I was wondering about this because I am making a will, the big daddy of minor grownup tasks. It’s well overdue: I have seen more than once how someone dying without one makes a wretched time worse. Writing one is probably the most useful thing I can do for the people I love now.
Speaking to a nervous young lawyer, I feel as if we are both role-playing grownups, him writing down what should happen when I die, using Dickensian words, such as “residuary estate”, “testatrix” and “hereinbefore”. “This is a difficult subject,” he says at one point. “It’s fine!” I reply, gaily, high on extreme adulthood. “Now, what does happen if I outlive both children?”

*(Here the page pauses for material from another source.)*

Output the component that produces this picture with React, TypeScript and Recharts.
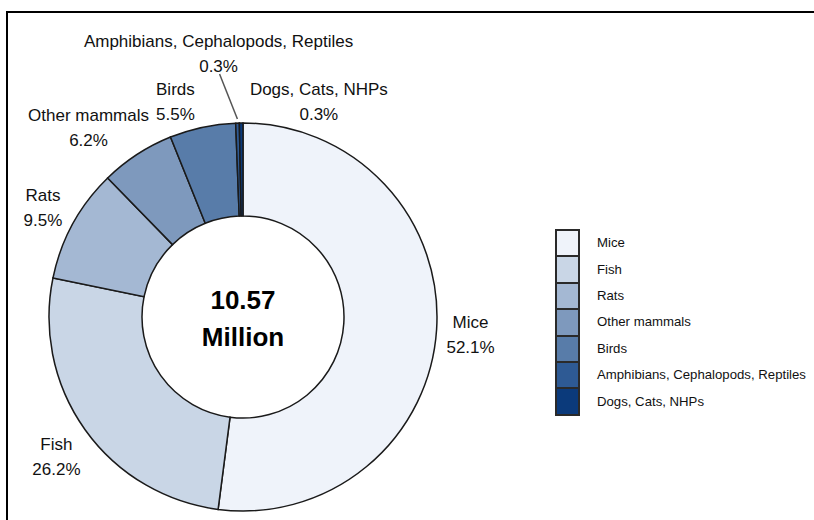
import React from 'react';
import { PieChart, Pie, Cell, Legend } from 'recharts';

const categories = [
  'Mice',
  'Fish',
  'Rats',
  'Other mammals',
  'Birds',
  'Amphibians, Cephalopods, Reptiles',
  'Dogs, Cats, NHPs',
];
const shares = [52.1, 26.2, 9.5, 6.2, 5.5, 0.3, 0.3];
const colors = ['#eff3fa', '#c9d6e6', '#a4b8d3', '#7e99bd', '#587ca9', '#2e5a94', '#0b3a7b'];
const totalLabel = ['10.57', 'Million'];
// label nudges (px) relative to radial label position
const labelNudges = [
  [0, 3],
  [-1, 8],
  [0, 0],
  [-30, 2],
  [-20, 8],
  [-18, -35],
  [78, 13],
];

const data = categories.map((name, i) => ({ name, value: shares[i] }));

const RAD = Math.PI / 180;
const FONT = '"Liberation Sans", Arial, Helvetica, sans-serif';

function renderLabel(props: any) {
  const { cx, cy, midAngle, outerRadius, index } = props;
  const r = outerRadius + 34;
  const bx = cx + r * Math.cos(-midAngle * RAD);
  const by = cy + r * Math.sin(-midAngle * RAD);
  const [dx, dy] = labelNudges[index];
  const x = bx + dx;
  const y = by + dy;
  const lx = cx + (outerRadius + 4) * Math.cos(-midAngle * RAD);
  const ly = cy + (outerRadius + 4) * Math.sin(-midAngle * RAD);
  return (
    <g key={`lbl-${index}`}>
      {index === 5 && (
        <line x1={x + 1} y1={y + 20} x2={lx} y2={ly} stroke="#555" strokeWidth={1.5} />
      )}
      <text x={x} y={y - 12.5} textAnchor="middle" dominantBaseline="central" fontSize={17} fill="#111" fontFamily={FONT}>
        {categories[index]}
      </text>
      <text x={x} y={y + 12.5} textAnchor="middle" dominantBaseline="central" fontSize={17} fill="#111" fontFamily={FONT}>
        {`${shares[index]}%`}
      </text>
      {index === 0 && (
        <g>
          <text x={cx} y={cy - 17} textAnchor="middle" dominantBaseline="central" fontSize={26} fontWeight="bold" fill="#000" fontFamily={FONT}>
            {totalLabel[0]}
          </text>
          <text x={cx} y={cy + 20} textAnchor="middle" dominantBaseline="central" fontSize={26} fontWeight="bold" fill="#000" fontFamily={FONT}>
            {totalLabel[1]}
          </text>
        </g>
      )}
    </g>
  );
}

function LegendContent() {
  return (
    <div style={{ fontFamily: FONT }}>
      {categories.map((c, i) => (
        <div key={c} style={{ display: 'flex', alignItems: 'center', height: 28.4, marginTop: i ? -2 : 0 }}>
          <div
            style={{
              width: 25,
              height: 28.4,
              boxSizing: 'border-box',
              background: colors[i],
              border: '2px solid #2a2a2a',
              flexShrink: 0,
            }}
          />
          <span style={{ marginLeft: 17, fontSize: 13.2, color: '#111', lineHeight: '28px', whiteSpace: 'nowrap' }}>{c}</span>
        </div>
      ))}
    </div>
  );
}

export default function App() {
  return (
    <div style={{ position: 'absolute', left: 0, top: 0, width: 814, height: 520, background: '#fff', overflow: 'hidden' }}>
      <div style={{ position: 'absolute', left: 6, top: 11, width: 808, height: 2, background: '#000' }} />
      <div style={{ position: 'absolute', left: 6, top: 11, width: 2, height: 509, background: '#000' }} />
      <div style={{ position: 'absolute', left: 0, top: 0 }}>
        <PieChart width={814} height={520} margin={{ top: 0, right: 0, bottom: 0, left: 0 }}>
          <Pie
            data={data}
            dataKey="value"
            nameKey="name"
            cx={243}
            cy={317}
            innerRadius={101}
            outerRadius={194}
            startAngle={90}
            endAngle={-270}
            stroke="#1a1a1a"
            strokeWidth={1.5}
            label={renderLabel}
            labelLine={false}
            isAnimationActive={false}
          >
            {data.map((d, i) => (
              <Cell key={d.name} fill={colors[i]} />
            ))}
          </Pie>
          <Legend
            layout="vertical"
            align="right"
            verticalAlign="middle"
            content={<LegendContent />}
            wrapperStyle={{ left: 555, top: 229, width: 259 }}
          />
        </PieChart>
      </div>
    </div>
  );
}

The basics are grim, boring and involve tax, like all the worst adult stuff. But then – sorry, “thereinafter” – the fun starts. What coffin would I like (I agonised about the aesthetics for my mum’s; there’s no way I’m leaving this to my sons)? Can I appoint my best friend “literary executor” to delete 15 years of our uncensored online chat? Who gets my stuffed magpie and what about the tortoises, who will certainly outlive us? Even better, I can now become someone who issues veiled threats about changing her will when displeased with family members: that is surely the ultimate adult achievement unlocked.